**Extracted data**
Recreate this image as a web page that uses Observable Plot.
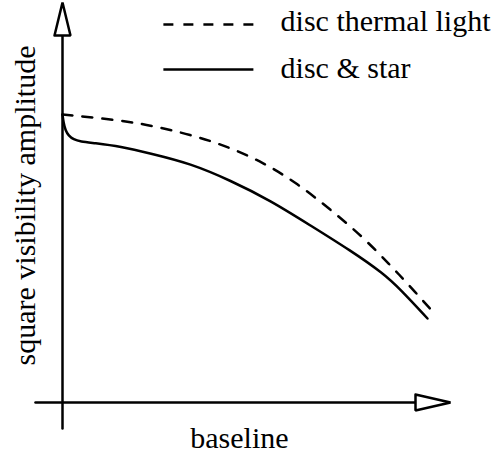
<!DOCTYPE html>
<html>
<head>
<meta charset="utf-8">
<script src="https://cdn.jsdelivr.net/npm/d3@7"></script>
<script src="https://cdn.jsdelivr.net/npm/@observablehq/plot@0.6"></script>
<style>
  html, body { margin: 0; padding: 0; background: #fff; }
  svg text, svg g[aria-label="text"] { font-family: "Liberation Serif", "Times New Roman", serif !important; }
</style>
</head>
<body>
<div id="chart"></div>
<script>
// Schematic curves (baseline in arbitrary units 0–100, visibility² in arbitrary units 0–100)
const discThermalX = [0, 7.99, 16.75, 22.68, 32.99, 42.53, 51.8, 60.57, 69.07, 77.58, 84.54, 88.92, 95.62];
const discThermalY = [72, 71.25, 70.25, 69.25, 67, 64, 60, 54.75, 48.25, 41.25, 34.25, 29.75, 22.5];
const discStarX = [0, 0.26, 0.77, 1.55, 2.84, 4.64, 7.99, 14.95, 22.68, 32.99, 43.3, 53.61, 63.92, 74.23, 82.73, 87.11, 94.07];
const discStarY = [72, 70, 68, 66.75, 65.75, 65.25, 64.875, 64, 62.25, 59.75, 55.5, 50.5, 44.25, 38, 32.25, 28.25, 21];
const seriesNames = ["disc thermal light", "disc & star"];
const xLabel = "baseline";
const yLabel = "square visibility amplitude";

const dashed = discThermalX.map((x, i) => ({x, y: discThermalY[i]}));
const solid = discStarX.map((x, i) => ({x, y: discStarY[i]}));

const font = "Liberation Serif";
const fs = 30;
const sw = 2.5;

const yAxisLine = [{x: 0, y: -6.5}, {x: 0, y: 91.75}];
const xAxisLine = [{x: -6.96, y: 0}, {x: 90.98, y: 0}];
const yArrow = [{x: -2.06, y: 91.75}, {x: 0, y: 100}, {x: 2.06, y: 91.75}, {x: -2.06, y: 91.75}];
const xArrow = [{x: 90.98, y: 2}, {x: 100, y: 0}, {x: 90.98, y: -2}, {x: 90.98, y: 2}];

const legendDashed = [{name: seriesNames[0], x1: 26.0, x2: 49.2, y: 94.5, ty: 93}];
const legendSolid = [{name: seriesNames[1], x1: 26.0, x2: 49.2, y: 83.25, ty: 81.25}];
const legend = [...legendDashed, ...legendSolid];

const chart = Plot.plot({
  width: 496,
  height: 457,
  marginLeft: 62,
  marginRight: 46,
  marginTop: 2,
  marginBottom: 55,
  x: {domain: [0, 100], axis: null},
  y: {domain: [0, 100], axis: null},
  style: {fontFamily: font, background: "white", overflow: "visible"},
  marks: [
    Plot.line(yAxisLine, {x: "x", y: "y", stroke: "black", strokeWidth: sw}),
    Plot.line(xAxisLine, {x: "x", y: "y", stroke: "black", strokeWidth: sw}),
    Plot.line(yArrow, {x: "x", y: "y", stroke: "black", strokeWidth: sw, fill: "white", strokeLinejoin: "miter"}),
    Plot.line(xArrow, {x: "x", y: "y", stroke: "black", strokeWidth: sw, fill: "white", strokeLinejoin: "miter"}),
    Plot.line(dashed, {x: "x", y: "y", stroke: "black", strokeWidth: sw, strokeDasharray: "10,10", curve: "basis"}),
    Plot.line(solid, {x: "x", y: "y", stroke: "black", strokeWidth: sw, curve: "basis"}),
    Plot.link(legendDashed, {x1: "x1", x2: "x2", y1: "y", y2: "y", stroke: "black", strokeWidth: sw, strokeDasharray: "10,10"}),
    Plot.link(legendSolid, {x1: "x1", x2: "x2", y1: "y", y2: "y", stroke: "black", strokeWidth: sw}),
    Plot.text(legend, {x: 56.2, y: "ty", text: "name", textAnchor: "start", lineAnchor: "bottom",
      fontSize: fs, fontFamily: font, fill: "black"}),
    Plot.text([xLabel], {x: 45.6, y: -11.25, text: d => d, textAnchor: "middle", lineAnchor: "bottom",
      fontSize: fs, fontFamily: font, fill: "black"}),
    Plot.text([yLabel], {x: -6.96, y: 49.25, text: d => d, textAnchor: "middle", lineAnchor: "bottom",
      rotate: -90, fontSize: fs, fontFamily: font, fill: "black"})
  ]
});
document.getElementById("chart").appendChild(chart);
</script>
</body>
</html>
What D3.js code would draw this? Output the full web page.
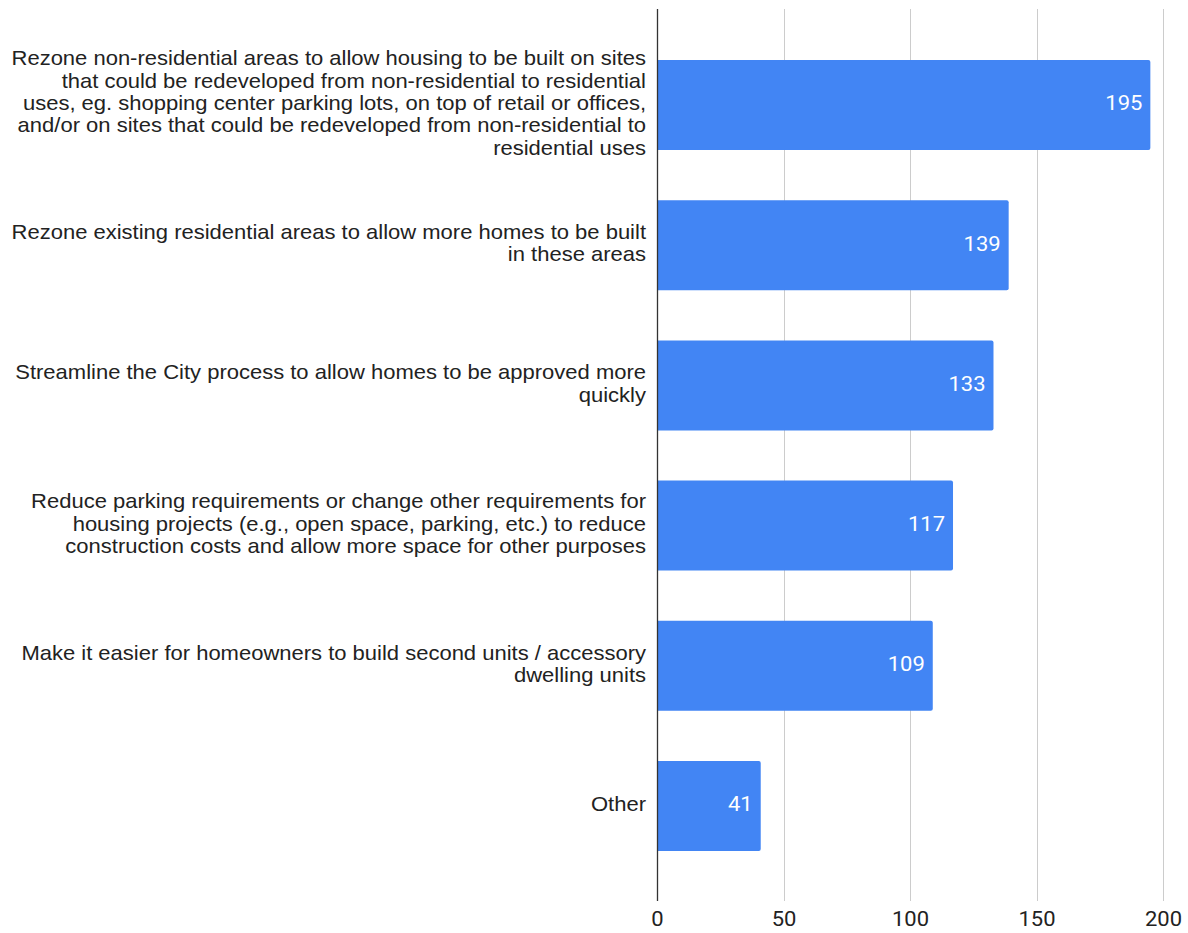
<!DOCTYPE html>
<html>
<head>
<meta charset="utf-8">
<script src="https://cdn.jsdelivr.net/npm/d3@7"></script>
<style>
  body { margin: 0; background: #fff; }
  svg { display: block; }
  .cat-label { font-family: "Liberation Sans", Arial, sans-serif; font-size: 20px; fill: #222; }
  .bar-label { font-family: Roboto, sans-serif; font-size: 20px; fill: #fff; }
  .x-axis text { font-family: Roboto, sans-serif; font-size: 20px; fill: #222; }
</style>
</head>
<body>
<div id="content"></div>
<script>
// categories, each split into the lines shown on the chart
const CATEGORIES = [
    ['Rezone non-residential areas to allow housing to be built on sites',
     'that could be redeveloped from non-residential to residential',
     'uses, eg. shopping center parking lots, on top of retail or offices,',
     'and/or on sites that could be redeveloped from non-residential to',
     'residential uses'],
    ['Rezone existing residential areas to allow more homes to be built',
     'in these areas'],
    ['Streamline the City process to allow homes to be approved more',
     'quickly'],
    ['Reduce parking requirements or change other requirements for',
     'housing projects (e.g., open space, parking, etc.) to reduce',
     'construction costs and allow more space for other purposes'],
    ['Make it easier for homeowners to build second units / accessory',
     'dwelling units'],
    ['Other']
];
const VALUES = [195, 139, 133, 117, 109, 41];
const TICKS = [0, 50, 100, 150, 200];

var width = 1188;
var height = 933;
var left = 657;
var right = 1163;
var stretch = 1.1; // text in the source is a little wider than it is tall

var svg = d3.select('#content')
.append('svg')
.attr('width', width)
.attr('height', height);

var xScale = d3.scaleLinear()
.domain([0, 200])
.range([left, right]);

var yScale = d3.scaleBand()
.domain(d3.range(CATEGORIES.length))
.range([34.9, 876.1])
.paddingInner(0.358)
.paddingOuter(0.179);

// gridlines
svg.selectAll('.grid')
.data(TICKS.slice(1))
.enter()
.append('line')
.attr('class', 'grid')
.attr('x1', function (t) {return Math.round(xScale(t)) + 0.5})
.attr('x2', function (t) {return Math.round(xScale(t)) + 0.5})
.attr('y1', 9)
.attr('y2', 901)
.attr('stroke', '#cccccc')
.attr('stroke-width', 1);

// bars, rounded on the right end only
svg.selectAll('.bar')
.data(VALUES)
.enter()
.append('path')
.attr('class', 'bar')
.attr('fill', '#4285f4')
.attr('d', function (v, i) {
    var x0 = xScale(0), x1 = xScale(v);
    var y0 = yScale(i), y1 = yScale(i) + yScale.bandwidth();
    var r = 2;
    return `M${x0},${y0}H${x1 - r}Q${x1},${y0} ${x1},${y0 + r}V${y1 - r}Q${x1},${y1} ${x1 - r},${y1}H${x0}Z`;
});

svg.selectAll('.bar-label')
.data(VALUES)
.enter()
.append('text')
.attr('class', 'bar-label')
.attr('transform', function (v, i) {
    return `translate(${xScale(v) - 8}, ${yScale(i) + yScale.bandwidth() / 2}) scale(${stretch}, 1)`;
})
.attr('dy', '0.27em')
.attr('text-anchor', 'end')
.text(function (v) {return v});

// category labels
var lineHeight = 22.3;
svg.selectAll('.cat-label')
.data(CATEGORIES)
.enter()
.append('text')
.attr('class', 'cat-label')
.attr('text-anchor', 'end')
.attr('transform', `translate(646, 0) scale(${stretch}, 1)`)
.each(function (lines, i) {
    var cy = yScale(i) + yScale.bandwidth() / 2;
    var top = cy - (lines.length - 1) * lineHeight / 2;
    d3.select(this).selectAll('tspan')
    .data(lines)
    .enter()
    .append('tspan')
    .attr('x', 0)
    .attr('y', function (l, j) {return top + j * lineHeight - 2})
    .attr('dy', '0.35em')
    .text(function (l) {return l});
});

// zero axis line
svg.append('line')
.attr('x1', Math.round(xScale(0)) + 0.5)
.attr('x2', Math.round(xScale(0)) + 0.5)
.attr('y1', 9)
.attr('y2', 901)
.attr('stroke', '#333333')
.attr('stroke-width', 1.3);

var xAxis = d3.axisBottom(xScale)
.tickValues(TICKS)
.tickSize(0)
.tickPadding(0);

svg.append('g')
.attr('class', 'x-axis')
.attr('transform', 'translate(0, 912)')
.call(xAxis)
.call(function (g) {g.select('.domain').remove()})
.call(function (g) {
    g.selectAll('.tick text').attr('transform', `scale(${stretch}, 1)`);
});
</script>
</body>
</html>
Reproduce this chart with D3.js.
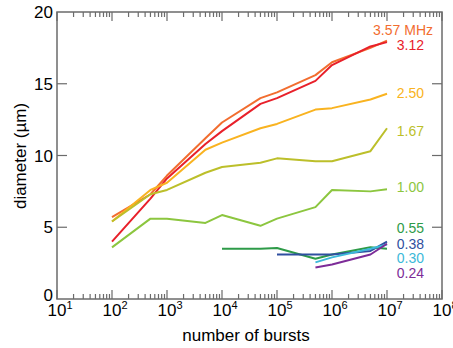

**What is being asked**
Copy the lines from the entries above in which the word "page" appears.

**Solution for this problem**
Recreate this image as a web page that uses Observable Plot.
What D3.js code would draw this? Output the full web page.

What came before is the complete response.